Taking up the suggestion by tutor, Wendy, I am trying out engobes. She suggested that they might work well on my pinch pots. Linking my colourful patterns on the outside to a colourful inside. What have I got to loose?
Thus, with Wendy's help I mixed two colours: black and blue engobes. I was astonished by the ratio she mixed them at: 50% blue stain to 50% engobe and 25% white stain to 75% engobe. To me that seems a lot of stains but as these were Wendy's materials and her recipe I assume that the ratio is correct. Stains and engobes are by ATC colours, Stoke. Not sure I would be able to afford this on my own budget.
Anyway, she suggested to apply the engobes to bisque ware but I decided to also try them out on greenware.
Poured engobes into inside of leather hard pots. My suspicion was that they were rather thick. After bisque firing it already became obvious that there was a problem with the bond between engobe and clay body. Some of the engobe was shelling off the rim and on the inside.
I tried to conceal these faults with the design liner decorations I applied before the second bisque firing.
I brushed on latex resist to mask out the areas I wanted to remain unglazed on the outside of the pots before glazing the outside with a clear E/W glaze. The pots were fired to ca 1075°c.
Not really the most successful test. The shelling off of the engobes was even worse after glaze firing.
In the end I scraped off as much of the loose engobe on the inside of the pots as I could. I added another layer of design liner decorations to see whether I can bring them back from the brink. I will refire them to a slightly higher temperature as they seem to be slightly underfired as not all of the pigment has fused but leaves slight colour traces to the touch.
Bisque ware test:
After a high bisque firing I applied the decorative bands on the outside of the pots in a combination of design liners and underglaze paints.
Then they went through a second bisque firing to set those colours. I used latex resist the mask out areas before spraying them with an even coating of the blue engobe. On one of the pots I decided to continue the blue engobe to the outside to make an even stronger link between the inside and outside of the pot. I carefully brushed on the clear E/W glaze to bring out the underglaze colours on the bands on the outside. The two pots were fired along with the other two test pots to ca 1075°c.

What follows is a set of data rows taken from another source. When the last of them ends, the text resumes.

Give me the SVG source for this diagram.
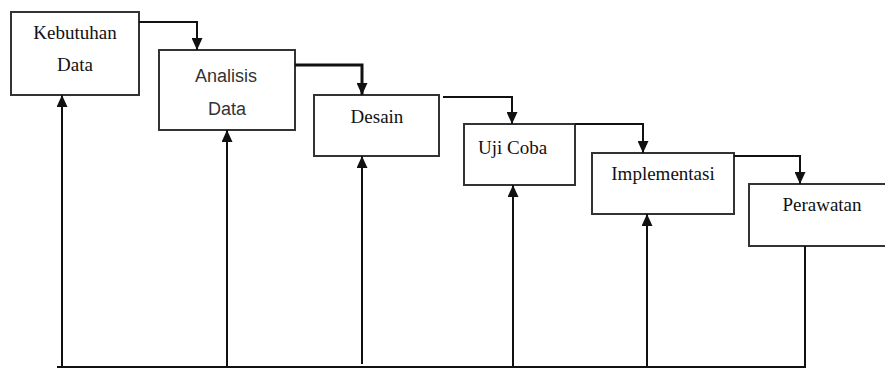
<svg xmlns="http://www.w3.org/2000/svg" width="885" height="370" viewBox="0 0 885 370">
<style>
.box{fill:#fff;stroke:#333;stroke-width:2}
.c{fill:none;stroke:#111;stroke-width:2}
.t{font-family:"Liberation Serif","Times New Roman",serif;font-size:19px;fill:#111;text-anchor:middle}
.s{font-family:"Liberation Sans",Arial,sans-serif;font-size:18px;fill:#333;text-anchor:middle}
</style>
<defs>
<marker id="ah" viewBox="0 0 12 11" refX="12" refY="5.5" markerWidth="12" markerHeight="11" markerUnits="userSpaceOnUse" orient="auto">
<path d="M0,0 L12,5.5 L0,11 z" fill="#111"/>
</marker>
</defs>
<rect width="885" height="370" fill="#fff"/>
<g id="n1"><rect class="box" x="11" y="12" width="128" height="83"/><text class="t" x="75" y="39">Kebutuhan</text><text class="t" x="75" y="71">Data</text></g>
<g id="n2"><rect class="box" x="159" y="50" width="136" height="80"/><text class="s" x="226" y="82">Analisis</text><text class="s" x="227" y="115">Data</text></g>
<g id="n3"><rect class="box" x="314" y="95" width="125" height="61"/><text class="t" x="377" y="123">Desain</text></g>
<g id="n4"><rect class="box" x="464" y="124" width="111" height="61"/><text class="t" x="478" y="154" style="text-anchor:start">Uji Coba</text></g>
<g id="n5"><rect class="box" x="592" y="153" width="142" height="61"/><text class="t" x="663" y="180">Implementasi</text></g>
<g id="n6"><rect class="box" x="749" y="184" width="150" height="62"/><text class="t" x="822" y="211">Perawatan</text></g>
<g id="connectors">
<path class="c" d="M139,22 H197 V50" marker-end="url(#ah)"/>
<path class="c" d="M295,65 H362 V95" style="stroke-width:3" marker-end="url(#ah)"/>
<path class="c" d="M443,97 H512 V124" marker-end="url(#ah)"/>
<path class="c" d="M575,124 H643 V153" marker-end="url(#ah)"/>
<path class="c" d="M734,156 H800 V184" marker-end="url(#ah)"/>
<path class="c" d="M805,246 V367 H57"/>
<path class="c" d="M62,367 V95" marker-end="url(#ah)"/>
<path class="c" d="M227,367 V130" marker-end="url(#ah)"/>
<path class="c" d="M362,364 V156" marker-end="url(#ah)"/>
<path class="c" d="M513,367 V185" marker-end="url(#ah)"/>
<path class="c" d="M647,367 V214" marker-end="url(#ah)"/>
</g>
</svg>
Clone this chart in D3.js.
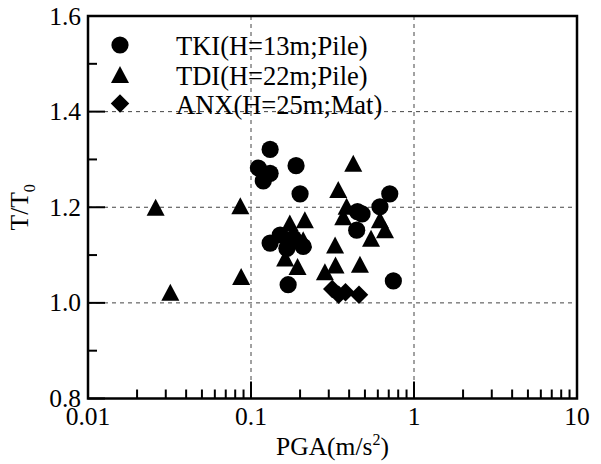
<!DOCTYPE html>
<html>
<head>
<meta charset="utf-8">
<title>T/T0 vs PGA</title>
<script src="https://cdn.jsdelivr.net/npm/d3@7"></script>
<style>
  body { margin: 0; background: #fff; }
  text { font-family: "Liberation Serif", "Times New Roman", serif; fill: #000; }
</style>
</head>
<body>
<svg id="chart" width="601" height="464"></svg>

<script type="text/javascript">

// TKI (H=13m; Pile) - circles
var tkiPGA = [0.131, 0.111, 0.131, 0.119, 0.189, 0.200, 0.169, 0.131, 0.151, 0.182, 0.209, 0.166, 0.450, 0.480, 0.445, 0.618, 0.710, 0.747];
var tkiT   = [1.321, 1.282, 1.271, 1.255, 1.287, 1.228, 1.038, 1.125, 1.142, 1.135, 1.118, 1.114, 1.191, 1.186, 1.152, 1.201, 1.228, 1.046];

// TDI (H=22m; Pile) - triangles
var tdiPGA = [0.026, 0.032, 0.086, 0.087, 0.173, 0.214, 0.209, 0.162, 0.193, 0.328, 0.330, 0.284, 0.466, 0.386, 0.368, 0.424, 0.343, 0.618, 0.664, 0.545];
var tdiT   = [1.200, 1.022, 1.203, 1.055, 1.167, 1.174, 1.132, 1.094, 1.076, 1.121, 1.079, 1.065, 1.081, 1.202, 1.180, 1.292, 1.237, 1.174, 1.153, 1.135];

// ANX (H=25m; Mat) - diamonds
var anxPGA = [0.315, 0.345, 0.380, 0.460];
var anxT   = [1.029, 1.017, 1.022, 1.017];

var seriesNames = ["TKI(H=13m;Pile)", "TDI(H=22m;Pile)", "ANX(H=25m;Mat)"];
var xTickValues = [0.01, 0.1, 1, 10];
var xTickLabels = ["0.01", "0.1", "1", "10"];
var yTickValues = [0.8, 1.0, 1.2, 1.4, 1.6];
var yTickLabels = ["0.8", "1.0", "1.2", "1.4", "1.6"];
var xGrid = [0.1, 1];
var yGrid = [1.0, 1.2, 1.4];

var svg = d3.select("#chart");
// plot box (note: "top" is taken by window.top, so use p* names)
var pLeft = 88, pRight = 577, pTop = 16, pBottom = 398.5;

var x = d3.scaleLog().domain([0.01, 10]).range([pLeft, pRight]);
var y = d3.scaleLinear().domain([0.8, 1.6]).range([pBottom, pTop]);

// custom marker shapes
var triangleType = { draw: function(ctx, size) {
  var h = Math.sqrt(size) / 2;
  ctx.moveTo(0, -h); ctx.lineTo(h * 1.06, h); ctx.lineTo(-h * 1.06, h); ctx.closePath();
}};
var diamondType = { draw: function(ctx, size) {
  var h = Math.sqrt(size) / 2;
  ctx.moveTo(0, -h); ctx.lineTo(h, 0); ctx.lineTo(0, h); ctx.lineTo(-h, 0); ctx.closePath();
}};
var circlePath = d3.symbol().type(d3.symbolCircle).size(Math.PI * 8.6 * 8.6)();
var trianglePath = d3.symbol().type(triangleType).size(17 * 17)();
var diamondPath = d3.symbol().type(diamondType).size(18.5 * 18.5)();

// grid lines
var grid = svg.append("g").attr("stroke", "#444").attr("stroke-width", 1).attr("stroke-dasharray", "4,4");
grid.selectAll(".gx").data(xGrid).enter().append("line")
  .attr("x1", function(d){ return x(d); }).attr("x2", function(d){ return x(d); })
  .attr("y1", pTop).attr("y2", pBottom);
grid.selectAll(".gy").data(yGrid).enter().append("line")
  .attr("y1", function(d){ return y(d); }).attr("y2", function(d){ return y(d); })
  .attr("x1", pLeft).attr("x2", pRight);

// x ticks (inside, major + minor)
var xMinor = [];
[0.01, 0.1, 1].forEach(function(dec){ for (var k = 2; k <= 9; k++) xMinor.push(dec * k); });
var ticks = svg.append("g").attr("stroke", "#000").attr("stroke-width", 2);
ticks.selectAll(".xmaj").data(xTickValues).enter().append("line")
  .attr("x1", function(d){ return x(d); }).attr("x2", function(d){ return x(d); })
  .attr("y1", pBottom).attr("y2", pBottom - 17);
ticks.selectAll(".xmin").data(xMinor).enter().append("line")
  .attr("x1", function(d){ return x(d); }).attr("x2", function(d){ return x(d); })
  .attr("y1", pBottom).attr("y2", pBottom - 9);

// y ticks
var yMinor = [0.9, 1.1, 1.3, 1.5];
ticks.selectAll(".ymaj").data(yTickValues).enter().append("line")
  .attr("y1", function(d){ return y(d); }).attr("y2", function(d){ return y(d); })
  .attr("x1", pLeft).attr("x2", pLeft + 17);
ticks.selectAll(".ymin").data(yMinor).enter().append("line")
  .attr("y1", function(d){ return y(d); }).attr("y2", function(d){ return y(d); })
  .attr("x1", pLeft).attr("x2", pLeft + 9);

// frame
svg.append("rect").attr("x", pLeft).attr("y", pTop)
  .attr("width", pRight - pLeft).attr("height", pBottom - pTop)
  .attr("fill", "none").attr("stroke", "#000").attr("stroke-width", 2.5);

// tick labels
svg.selectAll(".xl").data(xTickValues).enter().append("text")
  .attr("x", function(d){ return x(d); }).attr("y", pBottom + 26)
  .attr("text-anchor", "middle").attr("font-size", 25.5)
  .text(function(d, i){ return xTickLabels[i]; });
svg.selectAll(".yl").data(yTickValues).enter().append("text")
  .attr("x", 81).attr("y", function(d){ return y(d) + 8.5; })
  .attr("text-anchor", "end").attr("font-size", 25.5)
  .text(function(d, i){ return yTickLabels[i]; });

// axis titles
var xt = svg.append("text").attr("x", (pLeft + pRight) / 2).attr("y", 455)
  .attr("text-anchor", "middle").attr("font-size", 25.5);
xt.append("tspan").text("PGA(m/s");
xt.append("tspan").attr("dy", -10).attr("font-size", 16).text("2");
xt.append("tspan").attr("dy", 10).text(")");

var yt = svg.append("text").attr("transform", "translate(28," + ((pTop + pBottom) / 2) + ") rotate(-90)")
  .attr("text-anchor", "middle").attr("font-size", 25.5);
yt.append("tspan").text("T/T");
yt.append("tspan").attr("dy", 7).attr("font-size", 16).text("0");

// legend
var legendShapes = [circlePath, trianglePath, diamondPath];
var legendY = [45, 74.5, 103.5];
var legend = svg.append("g");
legend.selectAll("path").data(legendShapes).enter().append("path")
  .attr("d", function(d){ return d; })
  .attr("transform", function(d, i){ return "translate(120," + legendY[i] + ")"; })
  .attr("fill", "#000");
legend.selectAll("text").data(seriesNames).enter().append("text")
  .attr("x", 176).attr("y", function(d, i){ return legendY[i] + 10; })
  .attr("font-size", 26.5)
  .text(function(d){ return d; });

// points
function drawSeries(xs, ys, shape) {
  svg.append("g").selectAll("path").data(xs).enter().append("path")
    .attr("d", shape)
    .attr("transform", function(d, i){ return "translate(" + x(d) + "," + y(ys[i]) + ")"; })
    .attr("fill", "#000");
}
drawSeries(tkiPGA, tkiT, circlePath);
drawSeries(tdiPGA, tdiT, trianglePath);
drawSeries(anxPGA, anxT, diamondPath);

</script>
</body>
</html>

As said, I think these pots are slightly underfired and I will try to refire them to a slightly higher temperature. However, I already know that engobes are not the way forward for me. I don't like the flat dry surface quality. For me engobes make my pots feel dead. They do not provide the wished for link between the outside and insides of my pinch pots. I also don't like the fact that the use of engobes would reduce the functionality of my pots.
However, I have gained a real respect for people using engobes as one has to work very cleanly and precisely to get a good finish. Little mistakes are so clearly visible. Glazes are much more forgiving. Should I want colour in the insides I'd much rather resort to coloured slips.